China Center for International Economic Exchanges (Beijing, July 3, 2009)
Francis Gurry - Director General
In the present context of contraction of economic growth provoked by the global financial crisis, it is worth returning to basics and recalling the drivers of economic growth. It is now over 50 years since the insight was made that economic growth could not be explained on the basis of the traditional factors of production of land, labor and capital alone. Rather a large residual factor in growth was attributed to improvements in productivity consequent on technological progress or innovation.
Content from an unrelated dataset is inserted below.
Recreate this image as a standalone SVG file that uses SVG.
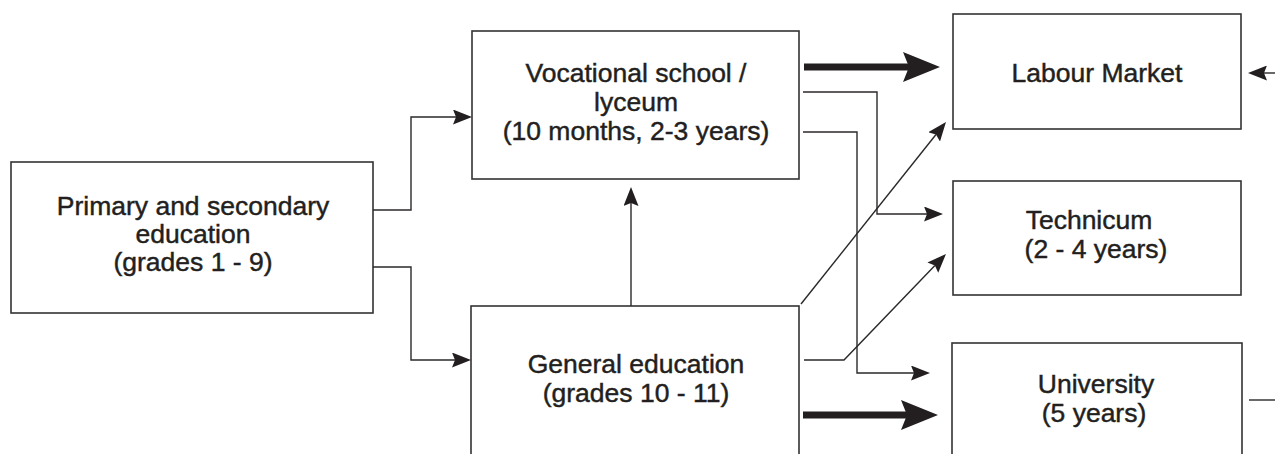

That insight has led, generally speaking, to a vast expansion of investment around the world in research and development (R&D) and in knowledge infrastructure. The annual global budget devoted to R&D now exceeds one trillion US dollars. But it has become apparent that, while investment in knowledge creation is a necessary condition of job creation, growth and competitiveness, it is not a sufficient one. Having knowledge is not enough. It is also necessary to create the conditions for its commercialization.
Intellectual property is one of the indispensable mechanisms for translating knowledge into commercial assets. Intellectual property rights create a secure environment for investment in innovation and provide a legal framework for trading intellectual assets. In looking to strategies for overcoming the economic crisis and for ensuring a sustainable expansion following the crisis, both investment in knowledge creation and the maintenance of a robust intellectual property system that strikes an appropriate balance between the needs and interests of knowledge producers, investors and society should feature prominently.
While it is still too early to see clearly what is happening in the world of intellectual property as a result of the crisis, preliminary indications are revealing some interesting developments. Historically, we know that demand for intellectual property rights has declined in times of recession or depression. In the Great Depression, for example, patent applications declined in the United States of America by 37 percent between 1929 and 1933. The number of such applications filed in 1929 was not surpassed again until 1965. The picture emerging now does not look quite so clear and linear. Three possible differences may be sketching themselves. The first is that patterns of patenting behavior seem to be different on the international level from those on the national level. While domestic patent applications are down in Japan and the United Kingdom, for example, international patent applications filed out of those countries seem to be rising , suggesting both the increased influence of globalization and the exercise of greater discernment by enterprises in the selection of when and how to patent inventions. Secondly, there are clear differences in behavior across the world. International patent applications from the United States of America this year are down by 14 percent, while those from China are up by 19 percent, suggesting a differential innovation impact of the crisis. Thirdly, there will no doubt also be a differential sectoral impact of the crisis, where we may expect that use of the patent system by the automobile industry, for example, traditionally a large filer of patent applications, will suffer a significant decline. The crisis is producing both threats and opportunities and might lead to a re-configuration of behavior in innovation, depending on the financial health of industries and countries and the availability of credit for risk-taking.
The greatest opportunity for innovation lies perhaps in the area of clean technologies and alternative energies. If the impact of the use of carbon technologies in the future were to be built into the cost of those technologies, we would find ourselves in the position of having a capital stock that is in need of complete renovation, much as if the existing capital stock had been destroyed by a catastrophe. The transition to clean technologies and alternative energy sources will take place. Much like the economic crisis, only the duration of the transition is uncertain – whether it will be 5 or 50 years. Intellectual property rights have a role to play in that transition as, like fiscal measures, they can be used to incentivize behavior. Some initial steps in this regard can be seen in several countries where fast tracks to patent grant are being created for applications in the area of clean technologies and alternative energies.
The financial crisis has unfolded at a time of great change for intellectual property. As a result of the increased value of intangibles in the knowledge economy, demand for intellectual property rights had reached unprecedented heights prior to the crisis, with some 1.7 million patent applications being filed worldwide each year and growing backlogs of unprocessed applications accumulating. The geography of technology production is rapidly changing, with now over 26 percent of international patent applications being filed each year from North East Asia (Japan, the Republic of Korea and China), a figure that keeps rising. Universities and research institutions are active users of the intellectual property system, which no longer remains the preserve of industry. Open innovation is increasingly practiced, resulting in much greater collaboration, at the level of both research and commercialization, between enterprises and across countries. Questions of balance between the rights of owners of intellectual property and the social benefit of new knowledge are widely debated, as are questions of distributional justice across the world.
These demands on the intellectual property system need to be carefully managed in the context of the global economic crisis. Solutions need to be found to both the functional and the political stress in the system. Those solutions also have to be worked into strategies for using intellectual property as a balanced mechanism for assisting in improving the conditions for expansion of economic growth and the transition to a green economy.